▶ [Exercise directions]
Copy nothing but the text: reproduce each line of the listing exactly and leave the pictures out.

▶ [Material shown]
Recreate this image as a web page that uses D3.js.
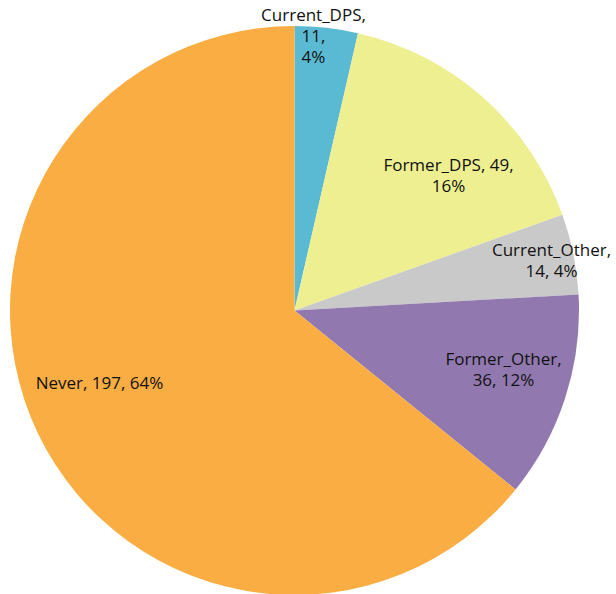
<!DOCTYPE html>
<html>
<head>
<meta charset="utf-8">
<script src="https://cdn.jsdelivr.net/npm/d3@7"></script>
<style>
  html, body { margin: 0; padding: 0; background: #fff; }
  svg { display: block; }
  text { font-family: "Open Sans", Lato, sans-serif; font-size: 17px; fill: #111; }
</style>
</head>
<body>
<svg id="chart" width="616" height="594"></svg>
<script>
const categories = ["Current_DPS", "Former_DPS", "Current_Other", "Former_Other", "Never"];
const values = [11, 49, 14, 36, 197];
const percents = ["4%", "16%", "4%", "12%", "64%"];
const colors = ["#5BBAD3", "#EDEF91", "#C9C9C9", "#9179B0", "#F9AD43"];
// label line groupings (how the label text wraps)
const labelLines = [
  d => [d.name + ",", d.value + ",", d.pct],
  d => [d.name + ", " + d.value + ",", d.pct],
  d => [d.name + ",", d.value + ", " + d.pct],
  d => [d.name + ",", d.value + ", " + d.pct],
  d => [d.name + ", " + d.value + ", " + d.pct]
];
// label anchor positions (offset from pie centre, px)
const labelPos = [[19, -274], [154, -135], [257, -50], [209, 59], [-195, 73]];

const W = 616, H = 594;
const cx = 294.5, cy = 310.5, R = 284.5;
const lineH = 21;

const svg = d3.select("#chart");
const g = svg.append("g").attr("transform", `translate(${cx},${cy})`);

const data = categories.map((c, i) => ({ name: c, value: values[i], pct: percents[i], i }));
const pie = d3.pie().value(d => d.value).sort(null);
const arc = d3.arc().innerRadius(0).outerRadius(R);
const arcs = pie(data);

g.selectAll("path.slice")
  .data(arcs)
  .join("path")
  .attr("class", "slice")
  .attr("d", arc)
  .attr("fill", d => colors[d.data.i]);

const labels = g.selectAll("text.lbl")
  .data(arcs)
  .join("text")
  .attr("class", "lbl")
  .attr("text-anchor", "middle")
  .attr("transform", d => `translate(${labelPos[d.data.i][0]},${labelPos[d.data.i][1]})`);

labels.each(function(d) {
  const lines = labelLines[d.data.i](d.data);
  const t = d3.select(this);
  const n = lines.length;
  lines.forEach((ln, k) => {
    t.append("tspan")
      .attr("x", 0)
      .attr("y", (k - (n - 1) / 2) * lineH)
      .attr("dy", "0.35em")
      .text(ln);
  });
});
</script>
</body>
</html>
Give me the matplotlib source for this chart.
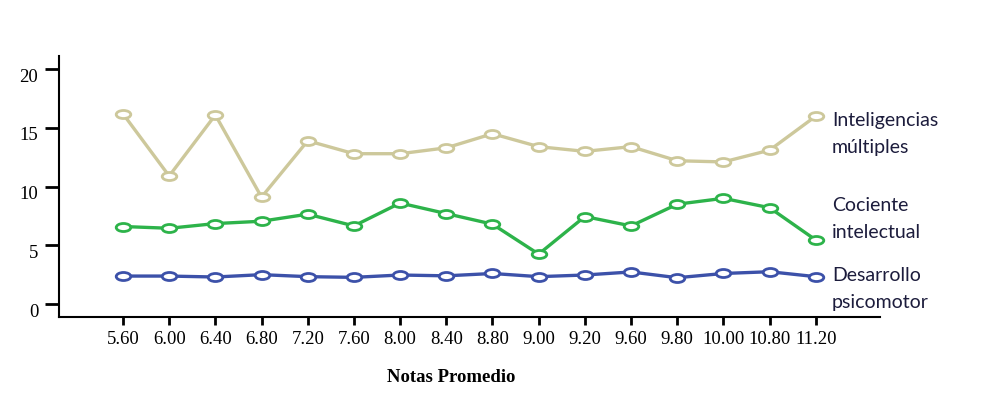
import matplotlib
matplotlib.use("Agg")
import numpy as np
import matplotlib.pyplot as plt
from matplotlib.path import Path
from matplotlib.transforms import Affine2D, ScaledTranslation

# datos
notas = ["5.60", "6.00", "6.40", "6.80", "7.20", "7.60", "8.00", "8.40",
         "8.80", "9.00", "9.20", "9.60", "9.80", "10.00", "10.80", "11.20"]

inteligencias = [16.2, 10.9, 16.1, 9.1, 13.9, 12.8, 12.8, 13.3,
                 14.5, 13.4, 13.0, 13.4, 12.2, 12.1, 13.1, 16.0]
cociente = [6.6, 6.45, 6.85, 7.05, 7.65, 6.65, 8.6, 7.7,
            6.8, 4.25, 7.45, 6.65, 8.5, 9.0, 8.2, 5.45]
desarrollo = [2.38, 2.38, 2.3, 2.5, 2.33, 2.27, 2.47, 2.4,
              2.6, 2.33, 2.47, 2.73, 2.24, 2.6, 2.75, 2.33]

series = [
    (inteligencias, "#cdc89b", "Inteligencias\nmúltiples", 134),
    (cociente, "#2db34a", "Cociente\nintelectual", 219),
    (desarrollo, "#3c51a9", "Desarrollo\npsicomotor", 289),
]

y_ticks = [0, 5, 10, 15, 20]

W, H = 981, 397
fig = plt.figure(figsize=(W / 100, H / 100), dpi=100)
ax = fig.add_axes([59 / W, 80.3 / H, (880 - 59) / W, (316.7 - 56) / H])

# marcador eliptico (circulo aplastado)
elipse = Path.unit_circle().transformed(Affine2D().scale(1.0, 0.55))

x = np.arange(len(notas))
for valores, color, etiqueta, ypix in series:
    ax.plot(x, valores, color=color, lw=2.4, marker=elipse, markersize=10.5,
            markerfacecolor="white", markeredgecolor=color, markeredgewidth=2.0,
            solid_joinstyle="round", zorder=3)
    fig.text(832 / W, 1 - ypix / H, etiqueta, family=["Lato", "DejaVu Sans"],
             fontsize=14, color="#1c1c3c", va="center", ha="left",
             linespacing=1.67)

ax.set_xlim(-1.385, 16.39)
ax.set_ylim(-1.08, 21.12)

ax.set_xticks(x)
ax.set_xticklabels(notas, family="Liberation Serif", fontsize=13.5)
ax.set_yticks(y_ticks)
ax.set_yticklabels([str(v) for v in y_ticks], family="Liberation Serif", fontsize=13.5)

for s in ["top", "right"]:
    ax.spines[s].set_visible(False)
for s in ["left", "bottom"]:
    ax.spines[s].set_linewidth(1.5)

ax.tick_params(axis="x", length=6, width=2, pad=4)
ax.tick_params(axis="y", length=10, width=2, pad=5)

# las etiquetas del eje y estan un poco mas abajo que las marcas
desplaza = ScaledTranslation(0, -6 / 100, fig.dpi_scale_trans)
for lab in ax.get_yticklabels():
    lab.set_transform(lab.get_transform() + desplaza)

fig.text(451 / W, 1 - 377 / H, "Notas Promedio", family="Liberation Serif",
         fontsize=13.5, fontweight="bold", ha="center", va="center")

fig.savefig("out.png", dpi=100)
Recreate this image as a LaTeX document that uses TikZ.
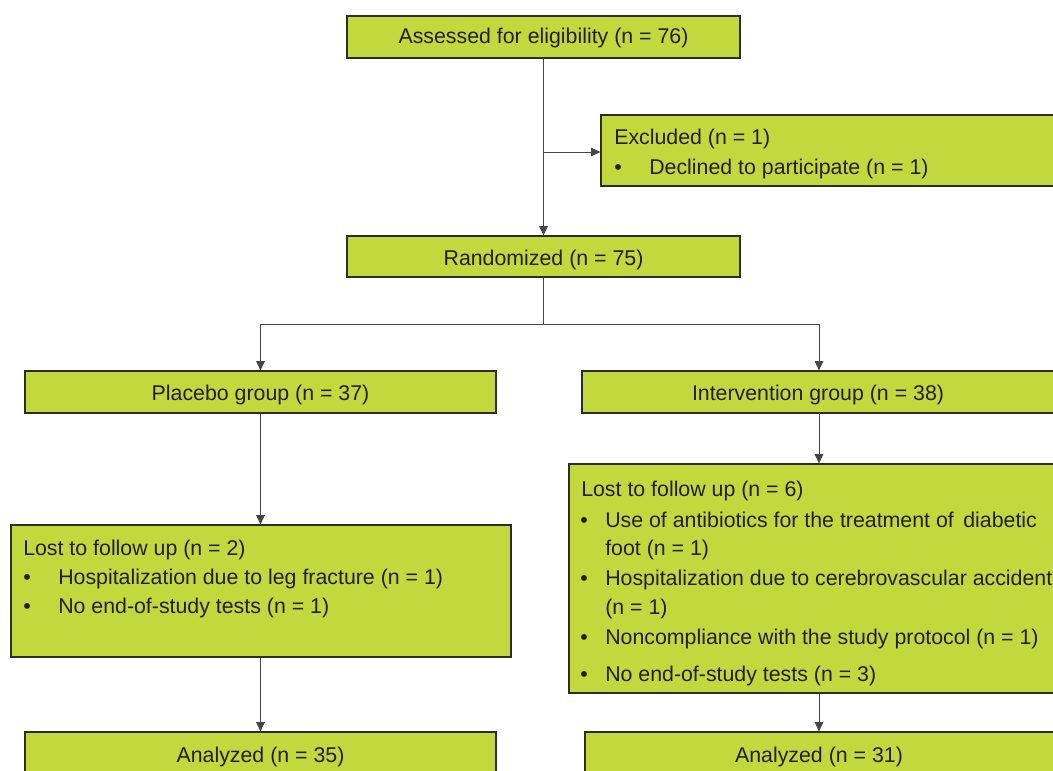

▶ [Full answer]
Recreate this image as a web page that uses D3.js.
<!DOCTYPE html>
<html>
<head>
<meta charset="utf-8">
<script src="https://cdn.jsdelivr.net/npm/d3@7"></script>
<style>
  html, body { margin: 0; padding: 0; background: #fff; }
  svg { display: block; }
  text { font-family: "Open Sans", Lato, sans-serif; font-size: 17px; fill: #111; }
</style>
</head>
<body>
<svg id="chart" width="616" height="594"></svg>
<script>
const categories = ["Current_DPS", "Former_DPS", "Current_Other", "Former_Other", "Never"];
const values = [11, 49, 14, 36, 197];
const percents = ["4%", "16%", "4%", "12%", "64%"];
const colors = ["#5BBAD3", "#EDEF91", "#C9C9C9", "#9179B0", "#F9AD43"];
// label line groupings (how the label text wraps)
const labelLines = [
  d => [d.name + ",", d.value + ",", d.pct],
  d => [d.name + ", " + d.value + ",", d.pct],
  d => [d.name + ",", d.value + ", " + d.pct],
  d => [d.name + ",", d.value + ", " + d.pct],
  d => [d.name + ", " + d.value + ", " + d.pct]
];
// label anchor positions (offset from pie centre, px)
const labelPos = [[19, -274], [154, -135], [257, -50], [209, 59], [-195, 73]];

const W = 616, H = 594;
const cx = 294.5, cy = 310.5, R = 284.5;
const lineH = 21;

const svg = d3.select("#chart");
const g = svg.append("g").attr("transform", `translate(${cx},${cy})`);

const data = categories.map((c, i) => ({ name: c, value: values[i], pct: percents[i], i }));
const pie = d3.pie().value(d => d.value).sort(null);
const arc = d3.arc().innerRadius(0).outerRadius(R);
const arcs = pie(data);

g.selectAll("path.slice")
  .data(arcs)
  .join("path")
  .attr("class", "slice")
  .attr("d", arc)
  .attr("fill", d => colors[d.data.i]);

const labels = g.selectAll("text.lbl")
  .data(arcs)
  .join("text")
  .attr("class", "lbl")
  .attr("text-anchor", "middle")
  .attr("transform", d => `translate(${labelPos[d.data.i][0]},${labelPos[d.data.i][1]})`);

labels.each(function(d) {
  const lines = labelLines[d.data.i](d.data);
  const t = d3.select(this);
  const n = lines.length;
  lines.forEach((ln, k) => {
    t.append("tspan")
      .attr("x", 0)
      .attr("y", (k - (n - 1) / 2) * lineH)
      .attr("dy", "0.35em")
      .text(ln);
  });
});
</script>
</body>
</html>
Give me the matplotlib source for this chart.
import matplotlib
matplotlib.use("Agg")
import numpy as np
import matplotlib.pyplot as plt
from matplotlib.path import Path
from matplotlib.transforms import Affine2D, ScaledTranslation

# datos
notas = ["5.60", "6.00", "6.40", "6.80", "7.20", "7.60", "8.00", "8.40",
         "8.80", "9.00", "9.20", "9.60", "9.80", "10.00", "10.80", "11.20"]

inteligencias = [16.2, 10.9, 16.1, 9.1, 13.9, 12.8, 12.8, 13.3,
                 14.5, 13.4, 13.0, 13.4, 12.2, 12.1, 13.1, 16.0]
cociente = [6.6, 6.45, 6.85, 7.05, 7.65, 6.65, 8.6, 7.7,
            6.8, 4.25, 7.45, 6.65, 8.5, 9.0, 8.2, 5.45]
desarrollo = [2.38, 2.38, 2.3, 2.5, 2.33, 2.27, 2.47, 2.4,
              2.6, 2.33, 2.47, 2.73, 2.24, 2.6, 2.75, 2.33]

series = [
    (inteligencias, "#cdc89b", "Inteligencias\nmúltiples", 134),
    (cociente, "#2db34a", "Cociente\nintelectual", 219),
    (desarrollo, "#3c51a9", "Desarrollo\npsicomotor", 289),
]

y_ticks = [0, 5, 10, 15, 20]

W, H = 981, 397
fig = plt.figure(figsize=(W / 100, H / 100), dpi=100)
ax = fig.add_axes([59 / W, 80.3 / H, (880 - 59) / W, (316.7 - 56) / H])

# marcador eliptico (circulo aplastado)
elipse = Path.unit_circle().transformed(Affine2D().scale(1.0, 0.55))

x = np.arange(len(notas))
for valores, color, etiqueta, ypix in series:
    ax.plot(x, valores, color=color, lw=2.4, marker=elipse, markersize=10.5,
            markerfacecolor="white", markeredgecolor=color, markeredgewidth=2.0,
            solid_joinstyle="round", zorder=3)
    fig.text(832 / W, 1 - ypix / H, etiqueta, family=["Lato", "DejaVu Sans"],
             fontsize=14, color="#1c1c3c", va="center", ha="left",
             linespacing=1.67)

ax.set_xlim(-1.385, 16.39)
ax.set_ylim(-1.08, 21.12)

ax.set_xticks(x)
ax.set_xticklabels(notas, family="Liberation Serif", fontsize=13.5)
ax.set_yticks(y_ticks)
ax.set_yticklabels([str(v) for v in y_ticks], family="Liberation Serif", fontsize=13.5)

for s in ["top", "right"]:
    ax.spines[s].set_visible(False)
for s in ["left", "bottom"]:
    ax.spines[s].set_linewidth(1.5)

ax.tick_params(axis="x", length=6, width=2, pad=4)
ax.tick_params(axis="y", length=10, width=2, pad=5)

# las etiquetas del eje y estan un poco mas abajo que las marcas
desplaza = ScaledTranslation(0, -6 / 100, fig.dpi_scale_trans)
for lab in ax.get_yticklabels():
    lab.set_transform(lab.get_transform() + desplaza)

fig.text(451 / W, 1 - 377 / H, "Notas Promedio", family="Liberation Serif",
         fontsize=13.5, fontweight="bold", ha="center", va="center")

fig.savefig("out.png", dpi=100)
Recreate this image as a LaTeX document that uses TikZ.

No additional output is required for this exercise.